I don’t talk about politics here at Cerulean Sanctum. Plenty of Christian blogs do. Despite the fact that Christians often love to mobilize on this political issue or that, I’ve learned a few things in my life that I wish weren’t true, but are:

  1. Christians love to get pumped up for politics, yet they’re nearly always disappointed with the ultimate outcome, even when they think they’ve initially won.
  2. You can fight, fight , fight against a perceived sin via politics, but even if the sin loses in the short term, it wins in the long term 90 percent of the time.
  3. It’s amazing how quickly a “Christian” candidate, who talks like Mr. Smith on his way to Washington, winds up compromised.
  4. On the most fundamental levels, today’s Republicans are yesterday’s Democrats, while today’s Democrats are yesterday’s Socialists. I don’t want to think what ten years from now will look like.
  5. It used to be about the power of ideas to shape the future. Now it’s just about money.
  6. When self-interest is all that drives candidates, then our political system no longer works. And it sure seems to me that self-interest is all that drives today’s politicians.
  7. It’s discouraging to think that the last great statesman this country produced may have been Henry Clay.

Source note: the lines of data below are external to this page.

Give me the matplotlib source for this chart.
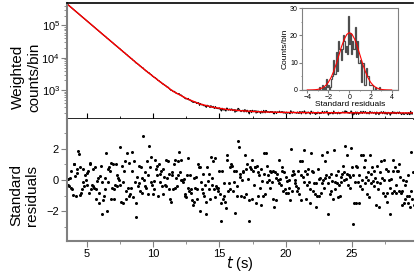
import numpy as np
import matplotlib
matplotlib.use("Agg")
import matplotlib.pyplot as plt
from matplotlib.ticker import MultipleLocator, LogLocator, NullFormatter, FixedLocator

plt.rcParams['font.family'] = ['Liberation Sans', 'DejaVu Sans']

# ---------------- data ----------------
# fitted decay (weighted counts/bin) sampled at these times
fit_t = [3.5, 4.5, 5.5, 6.5, 7.5, 8.5, 9.5, 10.5, 11.5, 12.5, 13.5, 14.5, 15.5,
         16.5, 17.5, 18.5, 19.5, 21.0, 23.0, 25.0, 27.0, 29.7]
fit_counts = [460000, 206000, 92500, 41500, 18700, 8400, 3850, 1850, 930, 560,
              380, 300, 258, 236, 222, 214, 209, 205, 203, 202, 201, 200]

# standard residuals, read left to right
residuals = [
    0.06, -0.3, -0.4, 0.1, 0.55, -0.5, -0.6, -0.95, 1.0, 1.05, 0.25, -1.0, 0.45, 0.7, 1.85,
    1.65, 0.8, -0.95, -0.85, -0.6, 0.7, -0.1, -0.4, 0.35, 0.0, -0.3, 0.45, 0.6, -0.85, 1.0,
    1.1, -0.6, -0.3, -0.4, 0.7, -0.5, 0.8, -0.6, -1.2, -0.06, 0.15, -1.5, -0.85, 0.25, 0.9,
    -2.15, -0.1, -1.3, -1.05, -0.6, 0.1, 1.75, -1.95, -0.1, 0.7, 0.8, 0.55, -1.2, 1.1, -0.5,
    1.0, -0.6, -1.2, -0.3, 1.0, 0.3, -0.4, 0.1, 0.0, -0.3, 2.1, -1.4, 0.9, -0.1, -1.5,
    0.6, 1.2, -0.7, -1.2, 1.75, -0.5, -1.0, 1.1, -0.9, -0.5, 1.8, 0.6, -1.1, 1.2, -0.1,
    -1.5, -2.35, 0.2, -0.4, 0.9, -0.2, -0.7, 0.8, 0.1, -0.8, 2.8, 0.0, -0.4, 0.5, -0.5,
    1.2, 0.3, -0.9, 2.2, 0.8, -0.1, 1.5, -0.3, -0.9, -0.06, -0.6, 1.3, 0.7, 0.9, 0.3, -1.0,
    1.0, 0.4, -0.1, 0.6, -0.4, -0.9, 0.7, 0.2, -0.3, 1.3, -0.4, 0.1, 1.2, 0.4, -0.6,
    -1.2, -1.4, 0.3, 0.5, -0.6, 1.0, 1.3, -0.5, 0.1, -0.4, 0.3, 1.2, 1.8, 0.5, 0.0,
    1.3, 0.0, -0.1, 0.06, -0.9, -1.0, -1.1, 0.3, -0.5, 1.4, -0.7, 0.3, -0.6, -0.8, -1.3,
    -1.6, -1.4, 0.1, -0.5, 0.2, -1.2, -0.6, 1.0, 0.8, -2.0, 0.8, -0.1, -0.6, 0.4, -0.8,
    -1.0, -0.3, -1.4, -2.15, 0.8, -0.06,
    0.4, -0.6, -1.2, 1.5, 0.1, -0.3, 1.2, -0.6, -1.1, 1.4, -0.4, -0.5, -0.5, -0.7, 0.6,
    -0.9, -1.5, -2.6, 0.6, -1.2, -1.0, -0.2, -1.4, -1.8, 1.6, 1.3, -0.7, -0.2, 0.8, -0.6,
    1.0, 0.9, -0.7, -0.1, 0.6, -2.1, 0.6, -1.0, -0.4, 2.5, 2.1, 0.4, 0.2, -1.0, 0.0,
    0.5, 0.6, -1.1, 1.6, 0.7, -0.9, 1.0, 0.06, -1.3, -2.6, 0.8, 0.7, -1.2, 1.3, 0.6,
    -0.3, 0.8, 0.8, -1.5, 0.9, -1.0,
    0.5, 0.3, -0.5, -1.6, 0.7, -0.06, -1.0, 1.7, 0.4, -0.9, 1.7, 0.9, -0.1, 0.3, 0.0,
    -0.5, 0.6, 0.5, -0.1, 0.6, -1.2, -1.7, 0.5, 0.1, -1.3, 0.4, 0.0, -0.2, 1.3, 0.06,
    -0.3, 0.8, 0.6, -0.7, 0.5, -0.6, -0.8, 0.2, -0.06, -0.8, 0.0, -0.5, -1.3, 2.0, 0.3,
    -0.7, 0.6, 0.4, -0.2, 0.0, -0.4, -0.7, 0.6, -0.5, -0.9, 1.2, 0.3, -1.3, 1.2, 0.2,
    -0.1, 1.9, 0.6, -1.2, 0.4, -0.3,
    0.7, -0.1, -0.6, -1.5, 1.7, 0.6, -0.7, 0.5, -0.2, -0.9, -1.7, -0.2, -1.0, 0.7, 0.06,
    -1.0, 0.1, -0.8, -0.2, 1.6, 0.0, -0.5, 1.2, 0.1, 0.3, 1.8, -0.2, -2.2, 0.2, -0.9,
    -0.7, 0.4, -0.06, -1.2, 1.9, -0.1, -0.6, 0.3, -0.2, -1.1, 0.6, -0.3, -1.0, 0.2, -0.1,
    0.4, 0.9, 0.5, 0.0, 2.2, 0.06, 1.6, 0.4, -0.3, 0.3, -0.5, 0.2, 2.05, 0.8, -2.8,
    0.3, -1.5, -0.1, 0.9, -1.5,
    0.8, -0.1, -1.5, 0.3, -0.4, 1.6, 0.0, -0.6, 1.6, 0.8, -0.2, 1.3, 0.2, -0.9, 0.5,
    0.0, -1.1, 1.6, 0.4, -0.2, 0.8, -0.06, -0.4, 0.6, 0.1, -1.6, 0.9, -0.1, -0.6, -1.7,
    0.5, -0.2, 1.2, 0.1, -0.8, 1.3, 0.0, -1.0, 0.7, -0.8, -1.4, 0.6, 0.0, -0.5, -2.2,
    0.06, -0.8, 1.3, 0.6, -0.7, 0.8, -0.3, -0.8, 0.6, 0.6, -0.7, 1.0, 0.2, -0.8, -1.6,
    -0.7, 0.0, -1.5, -1.2, -0.3, -0.06, -1.0, -1.5, 0.3, -1.0, -1.7, 1.8, -0.7, -1.2, 0.5,
    -1.6,
]
t_first, t_last = 3.55, 29.65

# inset: Gaussian fit of residual histogram
gauss_x = [-4.0, -3.75, -3.5, -3.25, -3.0, -2.75, -2.5, -2.25, -2.0, -1.75, -1.5, -1.25,
           -1.0, -0.75, -0.5, -0.25, 0.0, 0.25, 0.5, 0.75, 1.0, 1.25, 1.5, 1.75, 2.0,
           2.25, 2.5, 2.75, 3.0, 3.25, 3.5, 3.75, 4.0]
gauss_y = [0.01, 0.02, 0.05, 0.11, 0.23, 0.48, 0.92, 1.67, 2.84, 4.53, 6.80, 9.58,
           12.74, 15.91, 18.53, 20.36, 21.0, 20.36, 18.53, 15.91, 12.74, 9.58, 6.80,
           4.53, 2.84, 1.67, 0.92, 0.48, 0.23, 0.11, 0.05, 0.02, 0.01]
hist_bin_width = 0.1

# ---------------- derived ----------------
res = np.array(residuals)
t = np.linspace(t_first, t_last, len(res))
fit_at_t = 10 ** np.interp(t, fit_t, np.log10(fit_counts))
counts = fit_at_t + res * np.sqrt(fit_at_t)

GREY = '#808080'
fig = plt.figure(figsize=(4.15, 2.73), dpi=100)
ax1 = fig.add_axes([67/415, (273-119)/273, 346/415, 116/273])
ax2 = fig.add_axes([67/415, (273-241)/273, 346/415, 122/273], sharex=ax1)

# top panel
ax1.plot(t, counts, color='black', lw=0.8)
ax1.plot(fit_t, fit_counts, color='red', lw=1.0)
ax1.set_yscale('log')
ax1.set_ylim(130, 4.9e5)
ax1.set_xlim(3.5, 29.6)
ax1.yaxis.set_major_locator(FixedLocator([1e3, 1e4, 1e5]))
ax1.yaxis.set_minor_locator(LogLocator(base=10, subs=np.arange(2, 10)))
ax1.yaxis.set_minor_formatter(NullFormatter())
ax1.set_ylabel('Weighted\ncounts/bin', fontsize=11)
ax1.yaxis.set_label_coords(-0.075, 0.36)
ax1.tick_params(axis='x', labelbottom=False, direction='in', length=4, color='black')
ax1.tick_params(axis='x', which='minor', direction='in', length=2.5)
ax1.tick_params(axis='y', labelsize=8, direction='out', length=4, color=GREY, pad=1)
ax1.tick_params(axis='y', which='minor', direction='out', length=2, color=GREY)
ax1.spines['right'].set_visible(False)
ax1.spines['left'].set_color(GREY)
ax1.spines['left'].set_linewidth(1.5)
ax1.spines['top'].set_linewidth(1.2)
ax1.spines['bottom'].set_linewidth(1.2)

# bottom panel
ax2.plot(t, res, 'o', color='black', ms=2.2, mew=0)
ax2.set_ylim(-3.9, 3.9)
ax2.yaxis.set_major_locator(FixedLocator([-2, 0, 2]))
ax2.yaxis.set_minor_locator(FixedLocator([-3, -1, 1, 3]))
ax2.xaxis.set_major_locator(MultipleLocator(5))
ax2.xaxis.set_minor_locator(MultipleLocator(2.5))
ax2.set_ylabel('Standard\nresiduals', fontsize=11)
ax2.yaxis.set_label_coords(-0.08, 0.375)
ax2.set_xlabel('$t$ (s)', fontsize=10.5)
ax2.xaxis.set_label_coords(0.5, -0.105)
ax2.tick_params(axis='both', labelsize=8, direction='out', length=4, color=GREY, pad=2)
ax2.tick_params(axis='both', which='minor', direction='out', length=2.5, color=GREY)
ax2.spines['right'].set_visible(False)
ax2.spines['top'].set_visible(False)
for s in ('left', 'bottom'):
    ax2.spines[s].set_color(GREY)
    ax2.spines[s].set_linewidth(1.5)

# inset
axi = fig.add_axes([302/415, (273-90)/273, 96/415, 82/273])
edges = (np.arange(-45.5, 46.0, 1.0) * hist_bin_width) + 0.003
axi.hist(res, bins=edges, histtype='step', color='0.3', lw=0.9)
axi.plot(gauss_x, gauss_y, color='red', lw=0.8)
axi.set_xlim(-4.5, 4.6)
axi.set_ylim(0, 30)
axi.xaxis.set_major_locator(FixedLocator([-4, -2, 0, 2, 4]))
axi.yaxis.set_major_locator(FixedLocator([0, 10, 20, 30]))
axi.xaxis.set_minor_locator(MultipleLocator(1))
axi.yaxis.set_minor_locator(MultipleLocator(5))
axi.tick_params(axis='both', labelsize=5, length=2, pad=1, color=GREY, direction='out')
axi.tick_params(axis='both', which='minor', length=1, color=GREY)
axi.set_xlabel('Standard residuals', fontsize=6, labelpad=0)
axi.set_ylabel('Counts/bin', fontsize=6, labelpad=1)
for s in axi.spines.values():
    s.set_color(GREY)
    s.set_linewidth(0.8)

fig.savefig('out.png', dpi=100)
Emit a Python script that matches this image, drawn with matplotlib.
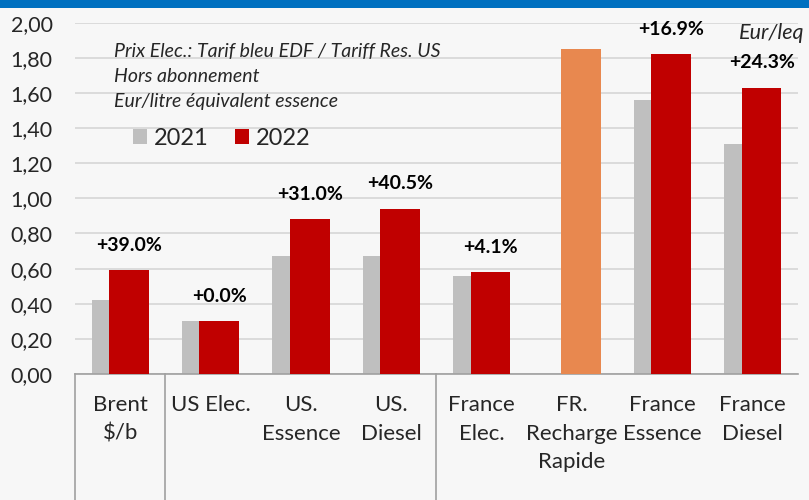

Lincoln may be in that company, too. Still, that’s a long, dry spell with no hope of getting better if the current crop of midgets running for office is any indication.
  8. I wonder what the women who fought for the right to vote would say if they knew that every study done continues to show that women vote largely for the candidate deemed most physically attractive.
  9. It amazes me how congressmen talk about voting their conscience, yet nowadays every vote comes down to party line. Just where are they breeding these conscience clones with their polar-opposite magnetic drifts? And aren’t congressional representatives supposed to represent the will of their constituency rather than their own personal conscience?
  10. The devil’s bought a lot of souls through the political department store.

Politics used to be a big deal for me. Now it barely registers.

I guess, as I see it, the problem comes down to a kingdom issue. Which kingdom am I called to support with the time and skills God has given me? His Kingdom or some other kingdom?

It’s not about loyalty, either, but making the best use of the time we have. I can still be a good citizen of my country. I just don’t have to let my citizenship overwhelm me.

Evangelical Christians float adrift. Plenty of them are disillusioned with politics—and for good reason. It worries me, though, that they won’t drift back to what matters most to God, but will instead tie up to some other dock. Heck, even disillusionment is its own dock. Tie up to that one and any number of unfortunate outcomes may come to pass.

Politics isn’t the answer to our collective ennui in the United States. Getting back to the truths of God through His methods rather than politics is.

As conservative as I am, perhaps I’ve become more interested in conserving the granite-like truths of an eternal City on a Hill than the shadows and fog of an impermanent Capitol Hill.